Deriving the formula for $\cos^{-1}x+\cos^{-1}y$

Question

I am trying to prove the following:

$$\cos^{-1}x+\cos^{-1}y=\begin{cases}\cos^{-1}(xy-\sqrt{1-x^2}\sqrt{1-y^2});&-1\le x,y\le1\text{ and }x+y\ge0\\2\pi-cos^{-1}(xy-\sqrt{1-x^2}\sqrt{1-y^2});&-1\le x,y\le1\text{ and }x+y\le0\end{cases}$$

Let $\cos^{-1}x=A, \cos^{-1}y=B.$ Since $-1\le x,y\le1\implies0\le A,B\le\pi\implies0\le A+B\le2\pi$

$\cos(A+B)=\cos A\cos B-\sin A\sin B=xy-\sqrt{1-x^2}\sqrt{1-y^2}$ (since the sine function is positive in $1$st and $2$nd quadrants.)
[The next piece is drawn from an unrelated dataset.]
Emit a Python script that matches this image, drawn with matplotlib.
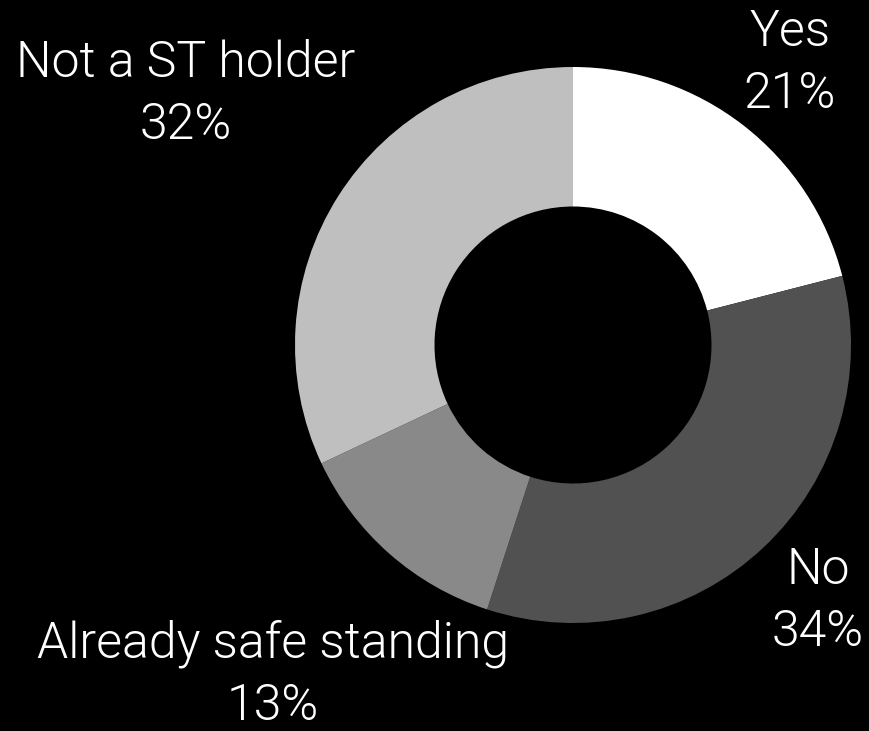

Therefore, $\cos^{-1}(xy-\sqrt{1-x^2}\sqrt{1-y^2})=\cos^{-1}(\cos(A+B))=\begin{cases}A+B;&0\le A+B\le\pi\implies0\le A,B\le\frac\pi2\\2\pi-(A+B);&\pi\le A+B\le2\pi\implies\frac\pi2\le A,B\le\pi\end{cases}$

From this, how do we conclude about $x+y$?

Answer 1

$\cos^{-1}(xy-\sqrt{1-x^2}\sqrt{1-y^2})=\cos^{-1}(\cos(A+B))=\begin{cases}A+B;&0\le A+B\le\pi\implies0\le A,B\le\frac\pi2\\2\pi-(A+B);&\pi\le A+B\le2\pi\implies\frac\pi2\le A,B\le\pi\end{cases}$

$0\leq A+B \leq\pi$

Now, A and B is always greater than $0$,therefore $0\leq A+B$ is always true.

Leaving us with,

$\implies A+B \leq\pi$

$\implies A\leq\pi-B$

$\implies \cos(A)\geq\ \cos(\pi-B)$ (as both LHS and RHS vary from $0$ to $\pi$ where $\cos$ is decreasing.)

$\implies x\geq -y$

$\implies x+y\geq 0$

I will be doing the first case only,leaving the second for you to do yourself.

Answer 2

In first case you found that

$$0\leq A+B\leq \pi$$ which becomes

$$0\leq\cos^{-1}x+\cos^{-1}y\leq \pi$$

Note the first inequality above is true for all $x,y\in[-1,1]$

Now the second inequality becomes $$\cos^{-1}x+\cos^{-1}y\leq \pi$$

$$\cos^{-1}x\leq\pi-\cos^{-1}y$$

$$\cos^{-1}x\leq\cos^{-1}(-y)$$

Now $f(x)=\cos^{-1}x$ is strictly decreasing function , therefore $$\cos^{-1}x\leq\cos^{-1}(-y)\implies x\geq-y\implies x+y\geq0$$

because for a decreasing function $$f(x)\leq f(y)\iff x\geq y$$

Similarly second case could be proven.